To find the acceleration of the asteroid, we need to differentiate the velocity function with respect to time. The velocity function is given by v = -(c1 + c2/x)^(1/2).
Let's first find the derivative of v with respect to x:
dv/dx = d/dx[-(c1 + c2/x)^(1/2)]
To use the chain rule, let's define a new function u = c1 + c2/x. Therefore, we have:
u = c1 + c2/x
If we differentiate u with respect to x, we get:
du/dx = d/dx(c1 + c2/x)
Using the power rule for differentiation, the derivative of 1/x with respect to x is -1/x^2. Therefore, we have:
du/dx = d/dx(c1) + d/dx(c2/x) = 0 + c2(-1/x^2) = -(c2/x^2)
Now, let's differentiate v with respect to u.
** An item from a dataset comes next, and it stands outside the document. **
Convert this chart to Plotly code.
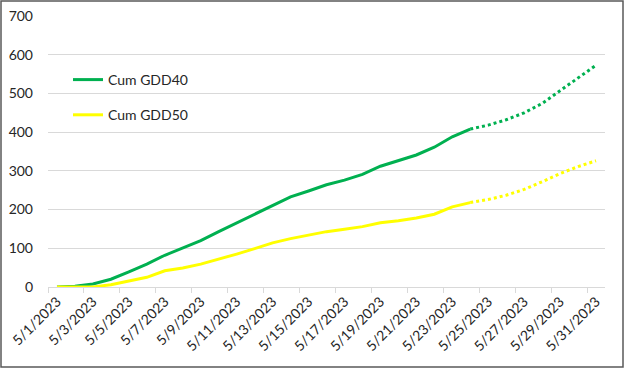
import plotly.graph_objects as go
import pandas as pd

dates = pd.date_range("2023-05-01", "2023-05-31", freq="D")
gdd40_obs = [0, 2, 8, 20, 39, 59, 82, 100, 120, 143, 166, 188, 211, 233, 248, 264, 276, 291, 312, 327, 341, 361, 388, 408]
gdd40_fcst = [408, 418, 432, 450, 474, 507, 539, 573]
gdd50_obs = [0, 0, 0, 6, 16, 25, 42, 49, 59, 71, 85, 99, 114, 125, 134, 143, 149, 156, 166, 171, 178, 188, 207, 218]
gdd50_fcst = [218, 226, 237, 252, 272, 293, 311, 326]

tick_dates = dates[::2]
tick_labels = [f"{d.month}/{d.day}/{d.year}" for d in tick_dates]
boundary_ticks = [d - pd.Timedelta(hours=12) for d in tick_dates]

GREEN = "#00B050"
YELLOW = "#FFFF00"
obs_x = dates[:len(gdd40_obs)]
fc_x = dates[len(gdd40_obs) - 1:]

fig = go.Figure()
fig.add_trace(go.Scatter(x=obs_x, y=gdd40_obs, mode="lines", name="Cum GDD40",
                         line=dict(color=GREEN, width=3), legendgroup="a"))
fig.add_trace(go.Scatter(x=fc_x, y=gdd40_fcst, mode="lines", showlegend=False,
                         line=dict(color=GREEN, width=3, dash="dot"), legendgroup="a"))
fig.add_trace(go.Scatter(x=obs_x, y=gdd50_obs, mode="lines", name="Cum GDD50",
                         line=dict(color=YELLOW, width=3), legendgroup="b"))
fig.add_trace(go.Scatter(x=fc_x, y=gdd50_fcst, mode="lines", showlegend=False,
                         line=dict(color=YELLOW, width=3, dash="dot"), legendgroup="b"))

L, R, T, B = 48, 19, 16, 81
W, H = 624, 368
pw, ph = W - L - R, H - T - B

fig.update_layout(
    width=W, height=H,
    margin=dict(l=L, r=R, t=T, b=B, autoexpand=False),
    paper_bgcolor="white", plot_bgcolor="white",
    font=dict(family="Lato", size=14, color="#262626"),
    legend=dict(x=(68 - L) / pw, y=(287 - 64) / ph, xanchor="left", yanchor="top",
                bgcolor="rgba(0,0,0,0)", tracegroupgap=14, font=dict(size=14)),
    shapes=[dict(type="rect", xref="paper", yref="paper",
                 x0=(1 - L) / pw, x1=(W - 1 - L) / pw,
                 y0=(287 - (H - 1)) / ph, y1=(287 - 1) / ph,
                 line=dict(color="#595959", width=1.5))],
)
fig.update_xaxes(
    automargin=False,
    range=[dates[0] - pd.Timedelta(hours=12), dates[-1] + pd.Timedelta(hours=12)],
    tickmode="array", tickvals=list(tick_dates), ticktext=tick_labels,
    tickangle=-45, ticks="", showgrid=False,
    showline=True, linecolor="#d9d9d9", linewidth=1,
    minor=dict(tickmode="array", tickvals=boundary_ticks, ticks="outside",
               ticklen=5, tickcolor="#d9d9d9", tickwidth=1, showgrid=False),
    zeroline=False,
)
fig.update_yaxes(
    automargin=False,
    range=[0, 700], tickmode="linear", tick0=0, dtick=100,
    showgrid=True, gridcolor="#d9d9d9", gridwidth=1,
    zeroline=False, showline=False, ticks="", ticklabelstandoff=14,
)
fig.write_html("out.html", config={"displayModeBar": False},
               post_script="document.body.style.margin='0';document.body.style.overflow='hidden';")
We have:
dv/du = d/dx[-(u)^(1/2)] = -(1/2)(u)^(-1/2)
Substituting u back in, we get:
dv/du = -(1/2)(c1 + c2/x)^(-1/2)
To find dv/dx, we can multiply dv/du by du/dx:
dv/dx = -(1/2)(c1 + c2/x)^(-1/2) * (-(c2/x^2))
Simplifying the expression:
dv/dx = (1/2)(c2/x^2)(c1 + c2/x)^(-1/2)
The acceleration, a, is the derivative of v with respect to time, t, which can be obtained by multiplying dv/dx by dx/dt:
a = dv/dx * dx/dt
To express dx/dt in terms of x, we use the velocity function v = dx/dt:
v = -(c1 + c2/x)^(1/2)
Solving for dx/dt:
dx/dt = -(c1 + c2/x)^(1/2)
Now, let's substitute dv/dx and dx/dt back into the equation for a:
a = (1/2)(c2/x^2)(c1 + c2/x)^(-1/2) * (-(c1 + c2/x)^(1/2))
Simplifying the expression further:
a = -(1/2)(c2/x^2)(c1 + c2/x)^(-1/2)(c1 + c2/x)^(1/2)
Since (c1 + c2/x)^(1/2) and (c1 + c2/x)^(-1/2) cancel out:
a = -(1/2)(c2/x^2)
Which is the given expression for the asteroid's acceleration, a = -c2/2x^2.
Therefore, using the chain rule for derivatives, we have shown that the asteroid's acceleration is a = -c2/2x^2.